CART builds what is called a tree by splitting on the values of the independent variables. To predict the outcome for a new observation or case, you can follow the splits in the tree and at the end, you predict the most frequent outcome in the training set that followed the same path. Some advantages of CART are that it does not assume a linear model, like logistic regression or linear regression, and it's a very to interpret how the model works.
Let's make a simple CART model. We'll be attempting to predict supreme court decisions, as mentioned in lecture.
install.packages("rpart")
library(rpart)
install.packages("rpart.plot")
library(rpart.plot)
TrainCourt = read.csv("resources/TrainCourt.csv")
TestCourt = read.csv("resources/TestCourt.csv")
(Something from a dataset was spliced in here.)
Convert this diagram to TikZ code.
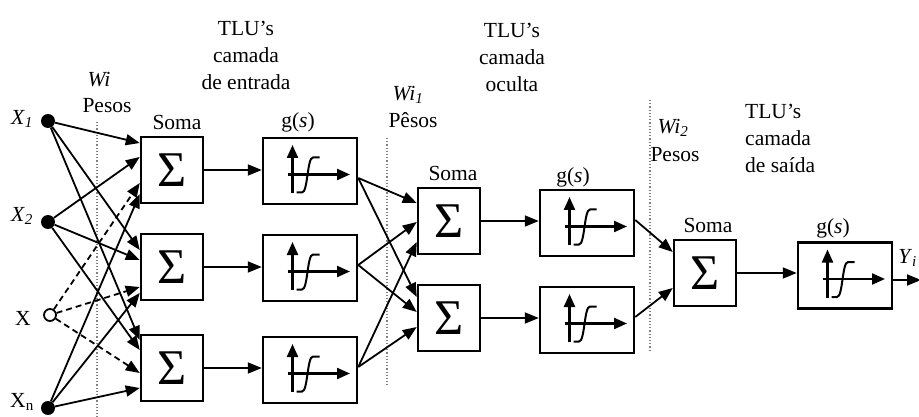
\documentclass[tikz,border=0pt]{standalone}
\usepackage{fontspec}
\setmainfont{Liberation Serif}
\usetikzlibrary{arrows.meta}
\begin{document}
\begin{tikzpicture}[x=1pt,y=-1pt,
  arr/.style={line width=1.8pt,-{Triangle[length=14pt,width=11pt]}},
  darr/.style={arr,dash pattern=on 6pt off 4pt},
  sbox/.style={draw,line width=2.5pt,minimum width=62pt,minimum height=66pt,inner sep=0pt,font=\fontsize{50}{50}\selectfont},
  gbox/.style={draw,line width=2.5pt,minimum width=94pt,minimum height=66pt,inner sep=0pt},
  lbl/.style={font=\fontsize{21.5}{27}\selectfont,inner sep=0pt},
  sepline/.style={gray,dotted,line width=1.2pt},
  dotn/.style={circle,fill,inner sep=0pt,minimum size=14pt},
  odotn/.style={circle,draw,line width=1.8pt,fill=white,inner sep=0pt,minimum size=12pt},
  gsym/.pic={
    \draw[line width=2.2pt,-{Triangle[length=13pt,width=11pt]}] (-17.5,22) -- (-17.5,-26);
    \draw[line width=2.2pt,-{Triangle[length=13pt,width=11pt]}] (-22.5,3.5) -- (40,3.5);
    \draw[line width=2pt] (-13.5,21.5) -- (-8,21.5) .. controls (-2,21.5) and (-3,-13.5) .. (3,-13.5) -- (9.5,-13.5);
  }
]
\useasboundingbox (0,0) rectangle (919,417);

% separators
\draw[sepline] (97,122) -- (97,417);
\draw[sepline] (387,138) -- (387,385);
\draw[sepline] (650,100) -- (650,352);

% inputs
\node[dotn] (x1) at (48,121) {};
\node[dotn] (x2) at (48,222) {};
\node[odotn] (x0) at (50,315) {};
\node[dotn] (xn) at (48,408) {};
\node[lbl] (lx1) at (22,119) {\textit{X}\textsubscript{\textit{1}}};
\node[lbl] (lx2) at (22,216) {\textit{X}\textsubscript{\textit{2}}};
\node[lbl] (lx0) at (23,318) {X};
\node[lbl] (lxn) at (22,402) {X\textsubscript{n}};

% layer 1
\node[sbox] (s1) at (172,170) {Σ};
\node[sbox] (s2) at (172,267) {Σ};
\node[sbox] (s3) at (172,368) {Σ};
\node[gbox] (g1) at (310,171) {};
\node[gbox] (g2) at (310,268) {};
\node[gbox] (g3) at (310,370) {};
\pic at (g1.center) {gsym};
\pic at (g2.center) {gsym};
\pic at (g3.center) {gsym};

% layer 2
\node[sbox] (t1) at (449,221) {Σ};
\node[sbox] (t2) at (449,318) {Σ};
\node[gbox] (h1) at (587,223) {};
\node[gbox] (h2) at (587,320) {};
\pic at (h1.center) {gsym};
\pic at (h2.center) {gsym};

% layer 3
\node[sbox] (u1) at (705,273) {Σ};
\node[gbox] (k1) at (845,275.5) {};
\pic at (k1.center) {gsym};
\coordinate (yout) at (921,280);

% labels
\node[lbl,align=center] (tl1) at (246,55) {TLU’s\\camada\\de entrada};
\node[lbl,align=center] (tl2) at (512,57) {TLU’s\\camada\\oculta};
\node[lbl,align=left,anchor=west] (tl3) at (745,138) {TLU’s\\camada\\de saída};
\node[lbl] (w0) at (99,80) {\textit{Wi}};
\node[lbl] (p0) at (107,106) {Pesos};
\node[lbl] (w1) at (408,95) {\textit{Wi}\textsubscript{\textit{1}}};
\node[lbl] (p1) at (413,120) {Pêsos};
\node[lbl] (w2) at (673,128) {\textit{Wi}\textsubscript{\textit{2}}};
\node[lbl] (p2) at (675,155) {Pesos};
\node[lbl] (so1) at (177,122) {Soma};
\node[lbl] (so2) at (453,173) {Soma};
\node[lbl] (so3) at (708,225) {Soma};
\node[lbl] (gs1) at (298,122) {g(\textit{s})};
\node[lbl] (gs2) at (573,177) {g(\textit{s})};
\node[lbl] (gs3) at (833,228) {g(\textit{s})};
\node[lbl,anchor=east] (ly) at (917,258) {\textit{Y}\textsubscript{\textit{i}}};

% input connections
\draw[arr] (x1) -- ([yshift=27pt]s1.west);
\draw[arr] (x2) -- ([yshift=13pt]s1.west);
\draw[darr] (x0) -- ([yshift=-13pt]s1.west);
\draw[arr] (xn) -- ([yshift=-24pt]s1.west);
\draw[arr] (x1) -- ([yshift=17pt]s2.west);
\draw[arr] (x2) -- ([yshift=7pt]s2.west);
\draw[darr] (x0) -- ([yshift=-20pt]s2.west);
\draw[arr] (xn) -- ([yshift=-26pt]s2.west);
\draw[arr] (x1) -- ([yshift=28pt]s3.west);
\draw[arr] (x2) -- ([yshift=18pt]s3.west);
\draw[darr] (x0) -- ([yshift=-5pt]s3.west);
\draw[arr] (xn) -- ([yshift=-20pt]s3.west);

% sum -> g
\draw[arr] (s1.east) -- (s1.east -| g1.west);
\draw[arr] (s2.east) -- (s2.east -| g2.west);
\draw[arr] (s3.east) -- (s3.east -| g3.west);
\draw[arr] (t1.east) -- (t1.east -| h1.west);
\draw[arr] (t2.east) -- (t2.east -| h2.west);
\draw[arr] (u1.east) -- (u1.east -| k1.west);

% layer1 -> layer2
\draw[arr] ([yshift=-7pt]g1.east) -- ([yshift=18pt]t1.west);
\draw[arr] ([yshift=-7pt]g1.east) -- ([yshift=21pt]t2.west);
\draw[arr] ([yshift=3pt]g2.east) -- ([yshift=-1pt]t1.west);
\draw[arr] ([yshift=3pt]g2.east) -- ([yshift=6pt]t2.west);
\draw[arr] ([yshift=3pt]g3.east) -- ([yshift=-21pt]t1.west);
\draw[arr] ([yshift=3pt]g3.east) -- ([yshift=-9pt]t2.west);

% layer2 -> layer3
\draw[arr] ([yshift=3pt]h1.east) -- ([yshift=21pt]u1.west);
\draw[arr] ([yshift=3pt]h2.east) -- ([yshift=-15pt]u1.west);

% output
\draw[arr] ([yshift=-4.5pt]k1.east) -- (yout);
\end{tikzpicture}
\end{document}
SupremeCourtTree = rpart(Reverse ~ Circuit + Issue + Petitioner + Respondent + LowerCourt +
Unconst, data = Train, method="class", minbucket=25)
File "<ipython-input-2-cff4912f83d6>", line 8 SupremeCourtTree = rpart(Reverse ~ Circuit + Issue + Petitioner + Respondent + LowerCourt + ^ SyntaxError: invalid syntax
In the above code, we're trying to predict the value of Reverse (whether or not the supreme court will reverse a lower court's decision) using the Circuit, Issue, Petitioner, Respondent, LowerCourt, and Uncost features, all found in the Train dataset.
The minbucket parameter controls how many splits are made in our tree by setting the minimum number of observed data points in each branch of the tree. If it’s too small, overfitting will occur (variance).If it’s too large, model will be too simple and inaccurate (bias). You'll learn more on bias vs. variance in future lectures.
It's very easy to visualize our CART model, and can be done with the prp function. This is one of the reasons CART is more interpretable than Logisitc regression. We can see exactly how it works.
prp(SupremeCourtTree)
The predict() function allows us to apply our model and predict future cases.
PredictCART = predict(SupremeCourtTree, newdata = TestCourt, type = "class")